Initié il y a cinq mois suite au scandale de l’affaire Weinstein, le mouvement « Me Too » a relancé la lutte pour les droits des femmes à l’échelle mondiale. Mais certaines « bulles de régression » subsistent, pour reprendre l’expression de Christine Mauget, chargée des questions internationales au Planning Familial.
Ainsi, le droit à l’avortement connaît actuellement un net recul dans le monde, et particulièrement en Europe. Comme l’a souligné un récent rapport du Conseil de l’Europe, plusieurs pays du continent ont récemment adopté « des mesures renforçant les critères à remplir pour les femmes afin d’avoir accès à l’avortement ». Sont notamment cités la Russie, l’Arménie, la Géorgie, la Macédoine ou encore la Slovaquie.
Le cas de la Pologne est également préoccupant. En effet, alors même que ce pays figure déjà parmi les plus restrictifs concernant le droit à l’IVG, son gouvernement envisage de durcir la législation existante. Sous l’impulsion des ultraconservateurs, l’un des trois critères pouvant justifier un avortement, soit la malformation du fœtus (les deux autres critères étant le viol et ou de danger pour la vie de la mère), pourrait bientôt être supprimé.
Mais le recours à l’avortement serait aussi menacé dans des pays ayant une législation souple en la matière. L’exemple de l’Italie est en ce sens particulièrement représentatif : Alors que le droit à l’IVG y est peu restrictif, sept médecins sur dix refusent de pratiquer l’avortement, invoquant une clause de conscience.
Ce mouvement de recul est en partie favorisé par une vaste campagne « pro-life » ayant lieu actuellement en Europe, à laquelle la chaîne de télévision Arte a consacré un excellent documentaire, « Avortement, les croisés contre-attaquent ». Partout sur le continent, des groupes de militants très organisés et rompus aux techniques modernes de communication poursuivent une lutte sans merci contre l’avortement et exercent un véritable lobbying auprès de l’Union européenne. En France, c’est un jeune publicitaire qui mène le combat auprès des 15-35 ans, au moyen notamment d’une campagne sur les réseaux sociaux alliant séduction et désinformation.

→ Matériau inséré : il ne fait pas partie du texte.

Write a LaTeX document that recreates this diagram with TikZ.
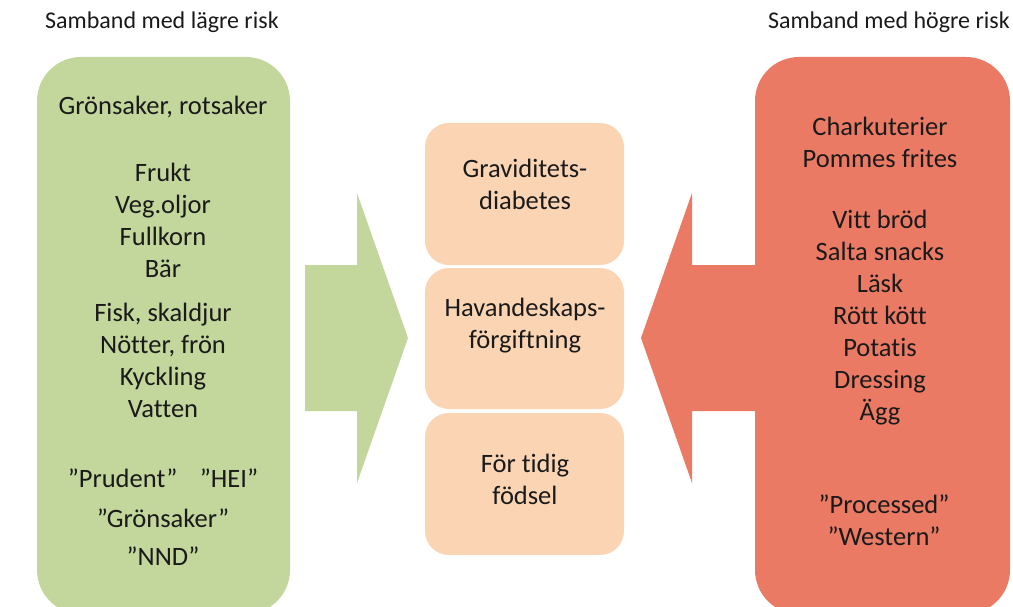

Face à ce mouvement de réaction, je tiens à réaffirmer haut et fort l’inaliénabilité et l’universalité du droit à l’avortement, partie intégrante de la liberté des femmes à disposer de leur corps. En France, nous devons rester particulièrement vigilants face aux tentatives visant à entraver ce droit, qui prennent le plus communément la forme de sites internet de désinformation. Nous disposons contre cette menace d’un arsenal législatif compétent, renforcé par la loi du 20 mars 2017 relative à l’extension du délit d’entrave à l’interruption volontaire de grossesse.
Simone de Beauvoir l’avait prédit : les droits des femmes « ne sont jamais acquis », et il suffira « d’une crise politique, économique ou religieuse » pour qu’ils soient remis en question. Ne cédons pas au retour de l’Histoire et restons fermes face à tout effort cherchant à restreindre le droit à l’avortement.